Of course, we need to know the expectations for stratigraphic distributions given hypothesized durations to test hypotheses. Adrain and Westrop's one potentially useful contribution concerns stratigraphic sampling regimes and how environmental differences among species within the same clade mean that we do not expect to sample members of subclade A just because we are sampling members of subclade B. Adrain and Westrop document such environmental heterogeneity among species within a clade of Cambrian trilobites. What would have been interesting here is quantitative tests of species durations within these different sampling units, using the protocol outlined by Marshall (1995; Marshall and Ward 1996) and myself (Wagner 1995). Unfortunately, no such calculations are made. Nor are any analyses presented that show how stratigraphic data might have misled analyses. Indeed, a more interesting question of how changes in environment across phylogeny affect this - if changes are common, then we actually expect few gaps in phylogeny even if sampling only one environment simply because lineages would keep "criss-crossing" through that environment. Conversely, if the differences typified subclades, then we would expect simply a few long (and not unlikely) range extensions spanning the gaps in facies sampling. Do we need to account for more parameters when evaluating hypotheses given stratigraphic data? Almost certainly. However, the same statement is true for morphologic data.

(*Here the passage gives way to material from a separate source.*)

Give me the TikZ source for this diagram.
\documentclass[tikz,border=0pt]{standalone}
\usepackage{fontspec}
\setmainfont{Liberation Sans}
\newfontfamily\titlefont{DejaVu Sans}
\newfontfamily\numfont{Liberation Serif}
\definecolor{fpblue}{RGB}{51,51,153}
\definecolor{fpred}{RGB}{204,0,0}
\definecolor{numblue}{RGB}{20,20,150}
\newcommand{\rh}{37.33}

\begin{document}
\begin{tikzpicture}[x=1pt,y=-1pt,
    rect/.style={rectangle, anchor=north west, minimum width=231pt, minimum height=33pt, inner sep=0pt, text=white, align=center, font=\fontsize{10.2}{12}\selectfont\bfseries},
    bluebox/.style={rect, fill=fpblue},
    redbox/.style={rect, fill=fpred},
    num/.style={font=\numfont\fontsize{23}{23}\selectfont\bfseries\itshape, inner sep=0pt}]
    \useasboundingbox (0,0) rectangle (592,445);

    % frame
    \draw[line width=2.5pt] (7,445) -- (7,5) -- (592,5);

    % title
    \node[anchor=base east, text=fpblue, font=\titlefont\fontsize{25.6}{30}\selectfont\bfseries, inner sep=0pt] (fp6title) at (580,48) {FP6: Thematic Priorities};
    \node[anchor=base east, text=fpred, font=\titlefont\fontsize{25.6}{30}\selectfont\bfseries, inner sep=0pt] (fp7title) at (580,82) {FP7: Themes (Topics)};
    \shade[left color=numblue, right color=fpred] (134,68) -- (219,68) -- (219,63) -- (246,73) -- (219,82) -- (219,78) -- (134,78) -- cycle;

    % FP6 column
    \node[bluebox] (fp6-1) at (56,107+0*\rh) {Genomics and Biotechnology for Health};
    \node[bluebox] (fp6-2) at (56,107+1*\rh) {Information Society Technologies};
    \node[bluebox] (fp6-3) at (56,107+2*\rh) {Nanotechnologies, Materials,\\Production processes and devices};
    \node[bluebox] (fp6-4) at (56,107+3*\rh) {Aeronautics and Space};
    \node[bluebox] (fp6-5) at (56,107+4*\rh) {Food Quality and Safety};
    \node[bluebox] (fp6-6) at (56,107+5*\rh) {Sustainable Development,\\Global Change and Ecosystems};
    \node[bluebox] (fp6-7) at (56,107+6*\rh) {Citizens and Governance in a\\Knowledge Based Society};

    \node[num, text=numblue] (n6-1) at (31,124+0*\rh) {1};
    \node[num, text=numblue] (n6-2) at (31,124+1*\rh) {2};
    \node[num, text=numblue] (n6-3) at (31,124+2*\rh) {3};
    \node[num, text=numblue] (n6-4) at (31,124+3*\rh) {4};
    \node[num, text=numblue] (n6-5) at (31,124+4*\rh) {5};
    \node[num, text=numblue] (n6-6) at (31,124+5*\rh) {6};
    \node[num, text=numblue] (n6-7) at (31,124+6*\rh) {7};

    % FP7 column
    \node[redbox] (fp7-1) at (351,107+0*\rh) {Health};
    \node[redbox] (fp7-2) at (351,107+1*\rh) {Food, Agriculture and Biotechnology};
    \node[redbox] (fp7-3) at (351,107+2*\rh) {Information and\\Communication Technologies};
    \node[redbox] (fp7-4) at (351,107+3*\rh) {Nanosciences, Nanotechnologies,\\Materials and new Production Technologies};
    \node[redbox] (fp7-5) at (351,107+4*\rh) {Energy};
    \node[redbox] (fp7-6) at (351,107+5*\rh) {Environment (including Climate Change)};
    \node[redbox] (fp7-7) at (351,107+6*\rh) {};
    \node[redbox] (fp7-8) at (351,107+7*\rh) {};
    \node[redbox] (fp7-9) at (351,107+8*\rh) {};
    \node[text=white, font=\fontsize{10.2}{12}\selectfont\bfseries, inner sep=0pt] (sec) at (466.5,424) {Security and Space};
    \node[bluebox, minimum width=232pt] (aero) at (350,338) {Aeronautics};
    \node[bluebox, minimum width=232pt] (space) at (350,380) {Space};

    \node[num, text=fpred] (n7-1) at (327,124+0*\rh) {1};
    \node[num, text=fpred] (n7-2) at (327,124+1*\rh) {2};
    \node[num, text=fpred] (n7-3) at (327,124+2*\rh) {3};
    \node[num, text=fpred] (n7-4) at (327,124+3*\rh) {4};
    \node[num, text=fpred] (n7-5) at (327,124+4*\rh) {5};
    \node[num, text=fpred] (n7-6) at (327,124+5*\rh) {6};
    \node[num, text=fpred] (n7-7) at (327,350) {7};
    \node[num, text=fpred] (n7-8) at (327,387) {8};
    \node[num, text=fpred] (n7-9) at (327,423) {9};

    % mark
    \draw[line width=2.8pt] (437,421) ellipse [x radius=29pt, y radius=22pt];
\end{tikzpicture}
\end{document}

All of this could be rendered moot if, as Adrain and Westrop imply, the failure is not with parsimony but with comparative data. Students of mammal teeth and snail shells should either get their acts together or get different groups, they say. This is quite an audacious statement coming from trilobite workers given that trilobite matrices often look almost as much like the work of random number generators as of the work of Markov processes (and almost never so well structured as most gastropod matrices, I might add!). Moreover, advances in comparative data often add homoplasy as well as reduce it. For example, Webster's above-cited analyses reduced homoplasy among olenelloid trilobites substantially for many characters, but also added homoplasy for others by showing that states linking supraspecific OTU's in early analyses varied homoplastically among species within those OTU's. My own survey of published studies (Wagner 2000b) found that further study added homoplasy quite frequently. Given this, I have little hope that comparative analyses will ever become sophisticated enough that they will reduce coded homoplasy to levels where parsimony has much of a chance to recover phylogeny. It is not time to get new groups; instead, it is time to adopt methods that use logical formalisms and dismiss those based solely on philosophy.

In summary, MacLeod and Forey have produced a masterful volume that represents an important read for workers integrating morphometric and phylogenetic analyses in any capacity. The papers deal with a wide range of issues pertinent to paleontologists in particular and evolutionary biologists in general, and it offers the potential to provide both solutions to problems and inspirations for new analyses. However, I cannot recommend Adrain et al.'s volume. Although there are some outstanding papers, too many cling to yesterday's methods and it offers little advancement. Readers would do better to devote the same time to catching up on the advances in analytic methods regularly presented in Systematic Biology, Evolution and Paleobiology.